Accordingly, attorneys practicing in this area of law need to be well-versed in many different but related legal disciplines, including corporate, partnership, securities, tax, real estate, non-profit, intellectual property, insolvency, fiduciary duty, and mergers and acquisitions law. Furthermore, because many business organizations have operations that cut across jurisdictions and state boundaries, advising clients may require knowledge of federal and state laws throughout the United States.
Most business organizations are privately owned and relatively small, and are traditional family-owned companies and entrepreneurial start-up ventures. However, others may be large and complex enterprises with highly sophisticated governance structures. Accordingly, an attorney representing clients such as these must be well versed and experience in legal work that can range from representation of an entire organization, including its owner(s), in all aspects of the organization’s legal activities to engagement as a specialist in one or more discreet areas.
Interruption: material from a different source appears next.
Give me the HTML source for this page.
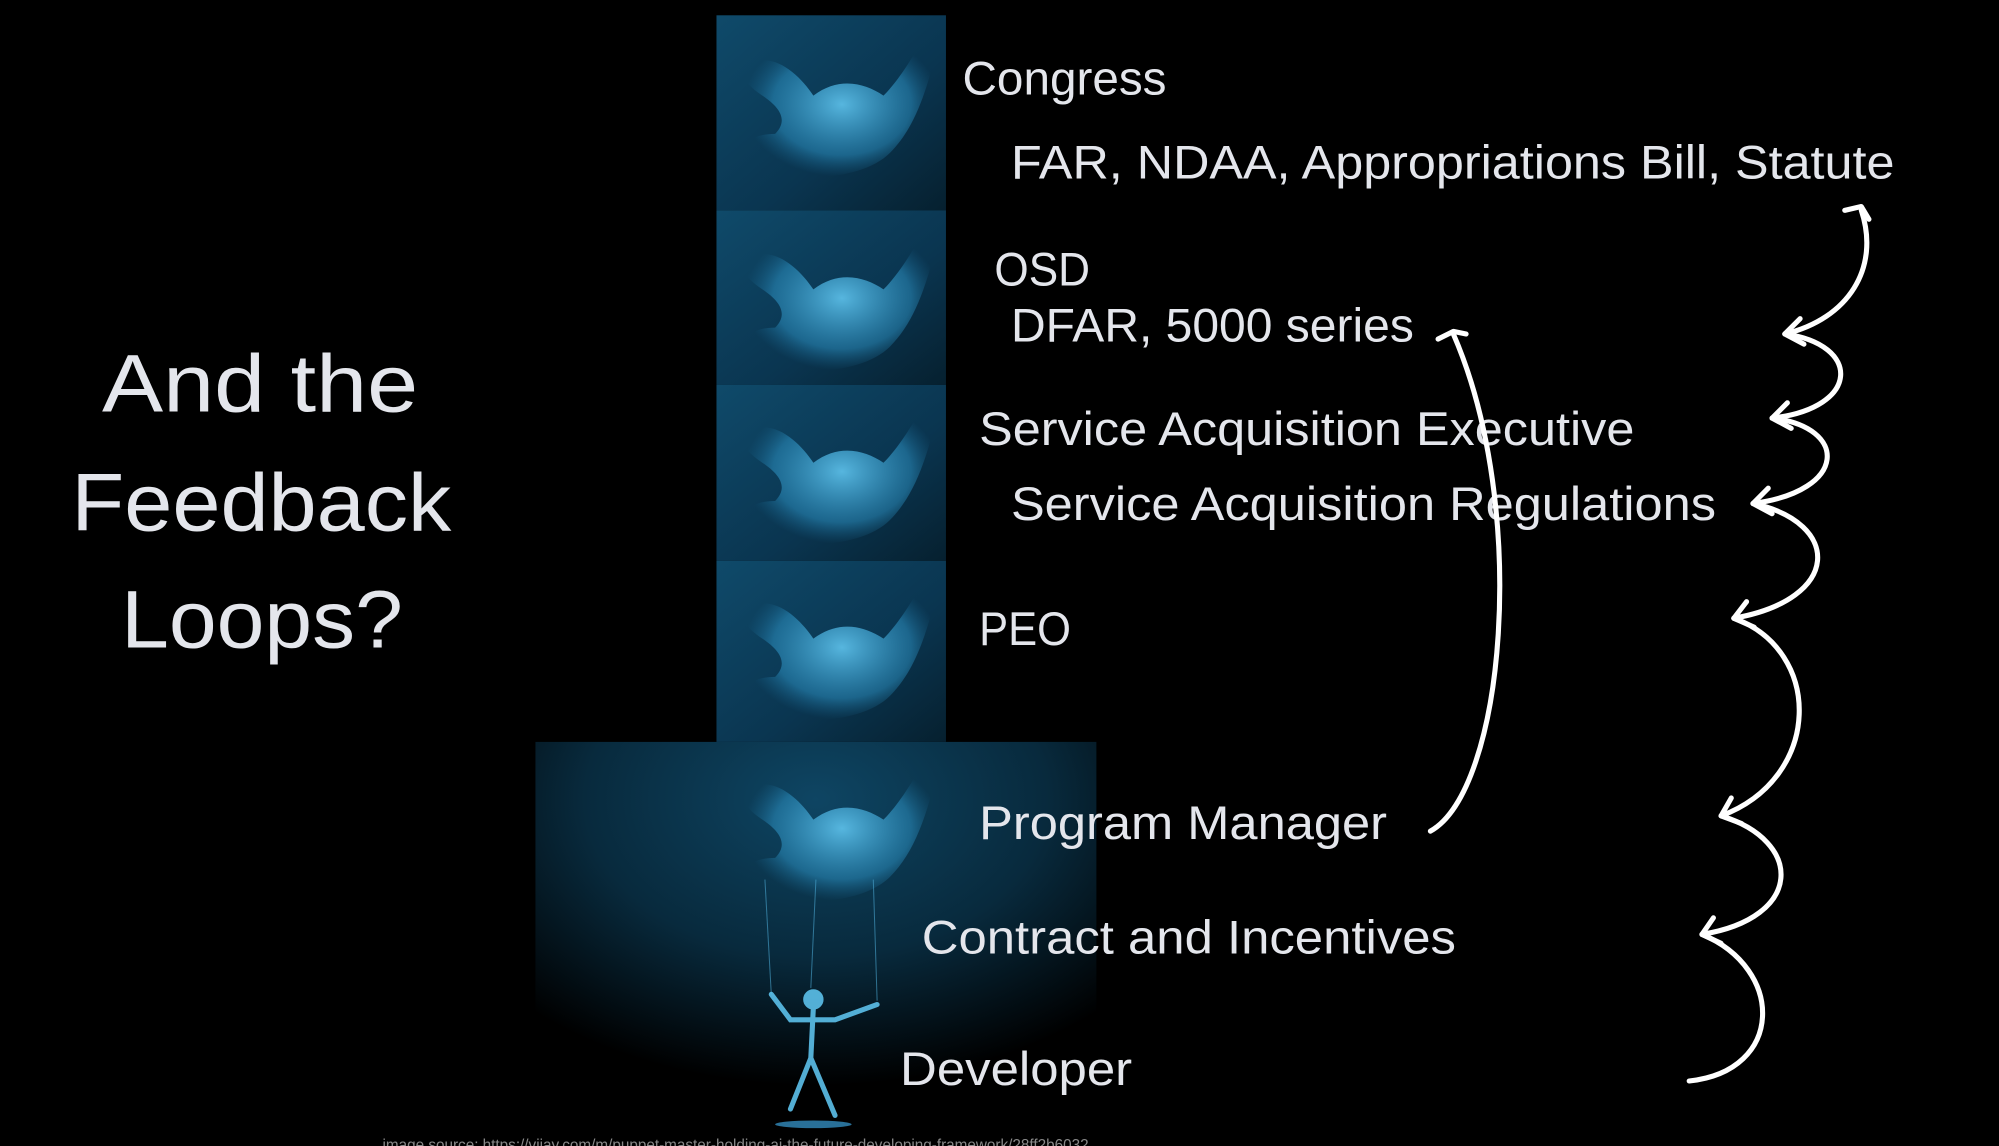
<!DOCTYPE html>
<html><head><meta charset="utf-8"><style>
html,body{margin:0;padding:0;background:#000;width:1999px;height:1146px;overflow:hidden}
svg{display:block}
text{font-family:"Liberation Sans",sans-serif;fill:#e4e6ec}
</style></head><body>
<svg width="1999" height="1146" viewBox="0 0 1568 899" preserveAspectRatio="none">
<defs>
<linearGradient id="tg" x1="0" y1="0" x2="1" y2="1">
<stop offset="0" stop-color="#0f4a6a"/><stop offset="0.6" stop-color="#0a3550"/><stop offset="1" stop-color="#06202f"/>
</linearGradient>
<radialGradient id="bg" cx="0.5" cy="0.15" r="0.75">
<stop offset="0" stop-color="#0e4563"/><stop offset="0.55" stop-color="#082a3d"/><stop offset="1" stop-color="#000"/>
</radialGradient>
<radialGradient id="hand" cx="0.5" cy="0.5" r="0.5">
<stop offset="0" stop-color="#5fc4ee" stop-opacity="0.9"/><stop offset="0.7" stop-color="#2b8fc0" stop-opacity="0.55"/><stop offset="1" stop-color="#1a6a95" stop-opacity="0"/>
</radialGradient>
<g id="hd">
<path d="M20,30 C40,20 60,40 70,55 C90,40 110,45 125,55 C140,40 150,20 160,5 L170,5 C160,50 150,80 130,100 C110,120 60,125 25,110 C10,100 15,85 40,85 C50,75 45,65 30,55 C15,45 10,35 20,30 Z" fill="url(#hand)"/>
</g>
</defs>
<rect x="420" y="582" width="440" height="300" fill="url(#bg)"/>
<rect x="562" y="12" width="180" height="153" fill="url(#tg)"/>
<rect x="562" y="165" width="180" height="137" fill="url(#tg)"/>
<rect x="562" y="302" width="180" height="138" fill="url(#tg)"/>
<rect x="562" y="440" width="180" height="142" fill="url(#tg)"/>
<use href="#hd" x="568" y="20"/>
<use href="#hd" x="568" y="172"/>
<use href="#hd" x="568" y="308"/>
<use href="#hd" x="568" y="446"/>
<use href="#hd" x="568" y="588"/>
<g stroke="#4aa6d0" stroke-width="0.8" opacity="0.6">
<line x1="600" y1="690" x2="605" y2="780"/><line x1="640" y1="690" x2="636" y2="775"/><line x1="685" y1="690" x2="688" y2="785"/>
</g>
<g stroke="#5cc0ea" stroke-width="4" stroke-linecap="round" fill="none" opacity="0.9">
<circle cx="638" cy="784" r="6" fill="#5cc0ea"/>
<path d="M638,790 L636,830 M605,780 L620,800 L655,800 L688,788 M636,830 L620,870 M636,830 L655,875"/>
</g>
<ellipse cx="638" cy="882" rx="30" ry="3" fill="#3aa0d8" opacity="0.7"/>
<g font-size="64">
<text x="80" y="323" textLength="248" lengthAdjust="spacingAndGlyphs">And the</text>
<text x="56" y="416" textLength="298" lengthAdjust="spacingAndGlyphs">Feedback</text>
<text x="95" y="508" textLength="221" lengthAdjust="spacingAndGlyphs">Loops?</text>
</g>
<g font-size="37">
<text x="755" y="74" textLength="160" lengthAdjust="spacingAndGlyphs">Congress</text>
<text x="793" y="140" textLength="693" lengthAdjust="spacingAndGlyphs">FAR, NDAA, Appropriations Bill, Statute</text>
<text x="780" y="224" textLength="75" lengthAdjust="spacingAndGlyphs">OSD</text>
<text x="793" y="268" textLength="316" lengthAdjust="spacingAndGlyphs">DFAR, 5000 series</text>
<text x="768" y="349" textLength="514" lengthAdjust="spacingAndGlyphs">Service Acquisition Executive</text>
<text x="793" y="408" textLength="553" lengthAdjust="spacingAndGlyphs">Service Acquisition Regulations</text>
<text x="768" y="506" textLength="72" lengthAdjust="spacingAndGlyphs">PEO</text>
<text x="768" y="658" textLength="320" lengthAdjust="spacingAndGlyphs">Program Manager</text>
<text x="723" y="748" textLength="419" lengthAdjust="spacingAndGlyphs">Contract and Incentives</text>
<text x="706" y="851" textLength="182" lengthAdjust="spacingAndGlyphs">Developer</text>
</g>
<text x="300" y="902" font-size="12" style="fill:#888">image source: https://vijay.com/m/puppet-master-holding-ai-the-future-developing-framework/28ff2b6032</text>
<g stroke="#fff" stroke-width="4" fill="none" stroke-linecap="round" stroke-linejoin="round">
<path d="M1122,652 C1180,620 1200,400 1140,262"/>
<path d="M1128,266 L1140,260 L1150,262"/>
<path d="M1400,262 C1450,250 1475,210 1460,165"/>
<path d="M1447,165 L1460,162 L1466,172"/>
<path d="M1390,328 C1460,320 1460,270 1400,262"/>
<path d="M1375,395 C1450,385 1450,335 1390,328"/>
<path d="M1360,485 C1445,470 1445,410 1375,395"/>
<path d="M1350,640 C1430,610 1430,510 1360,485"/>
<path d="M1335,733 C1415,720 1415,660 1350,640"/>
<path d="M1325,848 C1400,840 1400,760 1335,733"/>
<path d="M1412,250 L1400,262 L1415,270"/>
<path d="M1402,316 L1390,328 L1405,336"/>
<path d="M1387,383 L1375,395 L1390,403"/>
<path d="M1370,472 L1360,485 L1376,492"/>
<path d="M1358,626 L1350,640 L1366,646"/>
<path d="M1344,720 L1335,733 L1350,740"/>
</g>
</svg>
</body></html>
The legal skills required of a business organizations attorney also include the ability to advise clients with respect to divisions of ownership and the sale and transfer of ownership to purchasers of a business as well as future generations. This, of course, is in addition to more immediate concerns regarding initial entity formation and operation. For these reasons, it is mandatory that an attorney is able to properly advise a client with respect to not only structuring the business, but must also able to possess an in-depth understanding of the clients’ strategic business objectives and their succession and estate planning concerns.
The practice of Business Organizations also involves a thorough knowledge of the relationships between businesses and the interactions and transactions among them, including contracts, joint ventures, licenses, settlements, and mergers and acquisitions. Business Organizations is wide-ranging area of law that often serves as an entry point or primary point of contact for businesses to a law firm and the various types of legal services it provides.